In 1911, Korczak traveled to London to visit an orphanage in Forest Hill. It was after this visit that he suddenly perceived his life as "disordered, lonely, and cold." He saw himself as a shabby stranger, alienated, and alone. And it came to him with sudden clarity that the son of a madman, "a slave who is a Polish Jew under Russian occupation," had no right to bring a child into the world.
Korczak met and befriended Stefania (Stefa) Wilczynska, known by all who knew her as Madame Stefa. Once the orphanage was completed in October, 1912, they moved in. Korczak was the director and Stefa his assistant. Was there a romantic involvement between the two? There is no conclusive evidence of this, though they were extremely dependent upon each other.

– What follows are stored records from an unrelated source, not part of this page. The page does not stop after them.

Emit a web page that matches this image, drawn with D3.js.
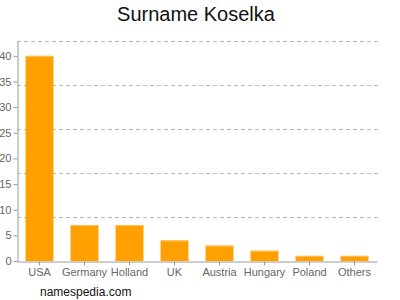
<!DOCTYPE html>
<html lang="en">
<head>
<meta charset="UTF-8">
<title>Surname Koselka</title>
<script src="https://d3js.org/d3.v7.min.js"></script>
<style>
  body { margin: 0; background: #fff; }
  text { font-family: "Liberation Sans", Arial, sans-serif; }
</style>
</head>
<body>
<script>
// data
const countries = ["USA", "Germany", "Holland", "UK", "Austria", "Hungary", "Poland", "Others"];
const counts = [40, 7, 7, 4, 3, 2, 1, 1];
const yTicks = [0, 5, 10, 15, 20, 25, 30, 35, 40];

const width = 400, height = 300;
const plotLeft = 17, plotRight = 377, plotTop = 41, plotBottom = 261;

const svg = d3.select("body").append("svg")
    .attr("width", width).attr("height", height);

const x = d3.scaleBand().domain(countries).range([plotLeft, plotRight])
    .paddingInner(0.38).paddingOuter(0.19);
const y = d3.scaleLinear().domain([0, 42.9]).range([plotBottom, plotTop]);

// dashed grid: 5 even lines over the plot height
const gridVals = d3.range(1, 6).map(i => i * 42.9 / 5);
svg.append("g").selectAll("line").data(gridVals).join("line")
    .attr("x1", plotLeft).attr("x2", plotRight + 3)
    .attr("y1", d => Math.round(y(d)) + 0.5).attr("y2", d => Math.round(y(d)) + 0.5)
    .attr("stroke", "#bbb").attr("stroke-dasharray", "4,3");

// bars
svg.append("g").selectAll("rect").data(counts).join("rect")
    .attr("x", (d, i) => x(countries[i]))
    .attr("width", x.bandwidth())
    .attr("y", d => y(d))
    .attr("height", d => y(0) - y(d))
    .attr("fill", "#ffa000");

svg.append("g").selectAll("line").data(counts).join("line")
    .attr("x1", (d, i) => x(countries[i]))
    .attr("x2", (d, i) => x(countries[i]) + x.bandwidth())
    .attr("y1", d => y(d) + 0.5).attr("y2", d => y(d) + 0.5)
    .attr("stroke", "#ffc060");

// y axis
const yAxis = svg.append("g").attr("transform", `translate(${plotLeft + 0.5},0)`)
    .call(d3.axisLeft(y).tickValues(yTicks).tickSize(4).tickPadding(2).tickSizeOuter(0));
yAxis.select(".domain").attr("stroke", "#999");
yAxis.selectAll(".tick line").attr("stroke", "#999");
yAxis.selectAll(".tick text").attr("fill", "#666").style("font-size", "11px");

// x axis
const xAxis = svg.append("g").attr("transform", `translate(0,${plotBottom + 0.5})`)
    .call(d3.axisBottom(x).tickSize(4).tickPadding(3).tickSizeOuter(0));
xAxis.select(".domain").attr("stroke", "#999");
xAxis.selectAll(".tick line").attr("stroke", "#999");
xAxis.selectAll(".tick text").attr("fill", "#666").style("font-size", "11px");

// title
svg.append("text").attr("x", 196).attr("y", 21)
    .attr("text-anchor", "middle").style("font-size", "20px").attr("fill", "#111")
    .text("Surname Koselka");

// footer
svg.append("text").attr("x", 40).attr("y", 296)
    .style("font-size", "12px").attr("fill", "#111")
    .text("namespedia.com");
</script>
</body>
</html>
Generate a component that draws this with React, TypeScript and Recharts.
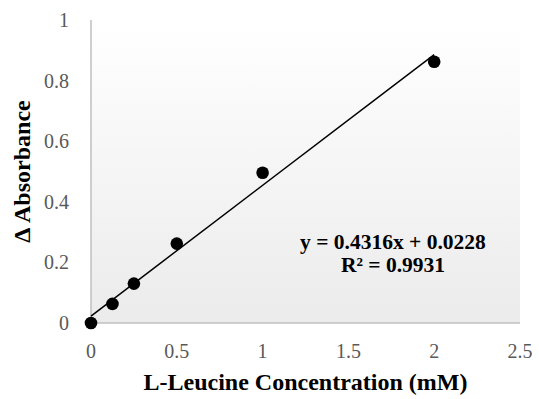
import { ScatterChart, Scatter, XAxis, YAxis, CartesianGrid, Label } from 'recharts'

// measured points (mM vs delta absorbance)
const concentrations = [0, 0.125, 0.25, 0.5, 1, 2]
const absorbance = [0, 0.063, 0.13, 0.262, 0.496, 0.862]

// linear trendline endpoints as shown on the chart
const trendX = [0, 2]
const trendY = [0.0228, 0.886]

const xTicks = [0, 0.5, 1, 1.5, 2, 2.5]
const yTicks = [0, 0.2, 0.4, 0.6, 0.8, 1]

const points = concentrations.map((x, i) => ({ x, y: absorbance[i] }))
const trend = trendX.map((x, i) => ({ x, y: trendY[i] }))

const FONT = '"Liberation Serif", "DejaVu Serif", serif'

const Dot = (props: any) => <circle cx={props.cx} cy={props.cy} r={6.3} fill="#000" />

const XTick = (props: any) => (
  <text x={props.x} y={props.y} dy={21} textAnchor="middle" fill="#595959" fontSize={20} fontFamily={FONT}>
    {props.payload.value}
  </text>
)

const YTick = (props: any) => (
  <text x={props.x} y={props.y} dy={7} textAnchor="end" fill="#595959" fontSize={20} fontFamily={FONT}>
    {props.payload.value}
  </text>
)

export default function App() {
  return (
    <div style={{ position: 'absolute', left: 0, top: 0, width: 539, height: 399, background: '#fff' }}>
      <ScatterChart width={539} height={399} margin={{ top: 20, right: 19, left: 0, bottom: 0 }}>
        <defs>
          <linearGradient id="plotBg" x1="0" y1="0" x2="0" y2="1">
            <stop offset="0%" stopColor="#ffffff" />
            <stop offset="100%" stopColor="#ebebeb" />
          </linearGradient>
        </defs>
        <CartesianGrid horizontal={false} vertical={false} fill="url(#plotBg)" />
        <XAxis
          type="number"
          dataKey="x"
          domain={[0, 2.5]}
          ticks={xTicks}
          height={76}
          tickLine={false}
          axisLine={{ stroke: '#bfbfbf', strokeWidth: 1.5 }}
          tick={<XTick />}
          tickMargin={8}
        >
          <Label
            value="L-Leucine Concentration (mM)"
            position="insideBottom"
            offset={9}
            style={{ fill: '#000', fontSize: 24, fontWeight: 'bold', fontFamily: FONT }}
          />
        </XAxis>
        <YAxis
          type="number"
          dataKey="y"
          domain={[0, 1]}
          ticks={yTicks}
          width={91}
          tickLine={false}
          axisLine={{ stroke: '#bfbfbf', strokeWidth: 1.5 }}
          tick={<YTick />}
          tickMargin={16}
        >
          <Label
            value="Δ Absorbance"
            angle={-90}
            position="insideLeft"
            offset={21}
            style={{ fill: '#000', fontSize: 24, fontWeight: 'bold', fontFamily: FONT, textAnchor: 'middle' }}
          />
        </YAxis>
        <Scatter
          data={trend}
          line={{ stroke: '#000', strokeWidth: 1.5 }}
          shape={() => <g />}
          isAnimationActive={false}
        />
        <Scatter data={points} shape={Dot} isAnimationActive={false} />
        <text x={393} y={249} textAnchor="middle" fontSize={21.5} fontWeight="bold" fontFamily={FONT} fill="#000">
          y = 0.4316x + 0.0228
        </text>
        <text x={393} y={272} textAnchor="middle" fontSize={21.5} fontWeight="bold" fontFamily={FONT} fill="#000">
          R² = 0.9931
        </text>
      </ScatterChart>
    </div>
  )
}
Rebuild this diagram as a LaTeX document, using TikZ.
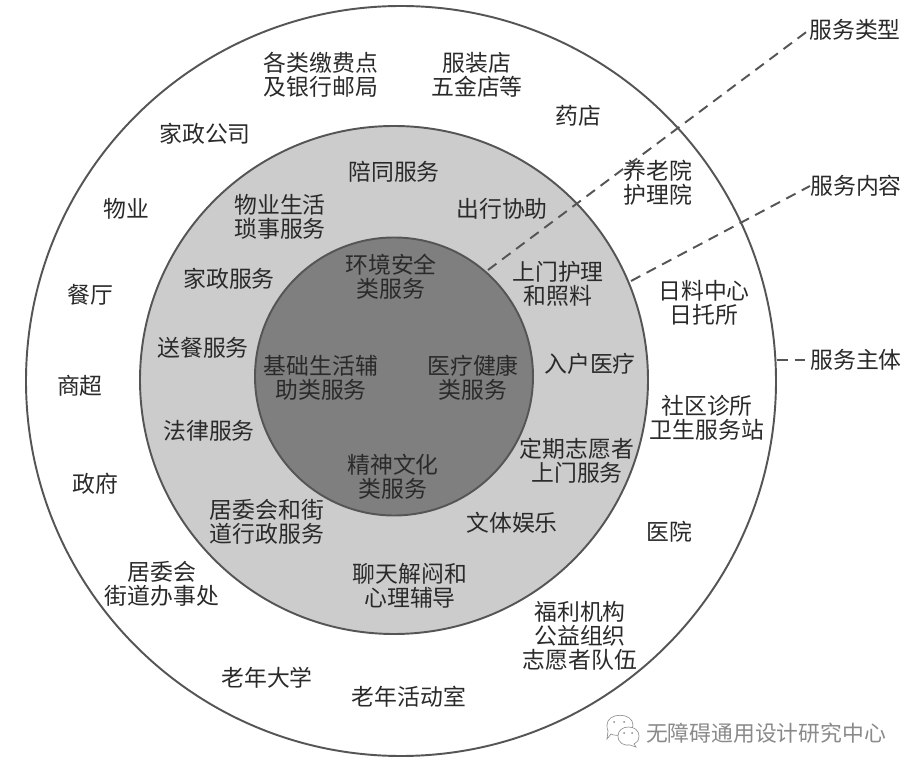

Korczak was drafted into the Russian army as a doctor during World War I, returned to the orphanage in 1918, and drafted again into the Polish-Soviet War of 1919. He used these events to increase his research into children, even visiting an orphanage in Kiev. He traveled to Palestine in 1934 and again in 1936, even contemplating making aliyah.
On his final return to the orphanage on Krochmalna Street, Korzcak was able to implement his educational ideas, using his methodology to educate the orphans to lead responsible lives and to be responsible for each other. He believed that children should be understood, that one should enter into the spirit of their world and psychology, but that, first and foremost, children must be respected and loved, treated as partners and friends.
The final chapters of Lifton's book describe the Nazi occupation of Warsaw. By the end of November, 1940, the Jews of Warsaw had to move behind the walls of the ghetto and Korczak had to move the orphanage into new premises, at 33 Chlodna Street, also situated in the ghetto. Offers to obtain false identity papers and save himself were refused.
Though Korczak never married and had no children of his own, he was father to 200 orphans when he, Stefa, and his beloved children took their dignified last march to the cattle cars standing at the Umslagplatz in Warsaw which took them to Treblinka, their final destination, where they all perished.
The books he wrote, especially the King Matt series, should be read by young people the world over. Teachers who want to make education useful and enjoyable for children should study his educational books.
Lifton has compiled Janusz Korchzak's uncompleted "Declaration of Children's Rights." Found at the end of the book, this can be used as an interesting lesson plan or discussion with students.
Korczak left us a valuable educational legacy from a bygone era, but as relevant today as it was then. Educators should use his legacy in the classroom.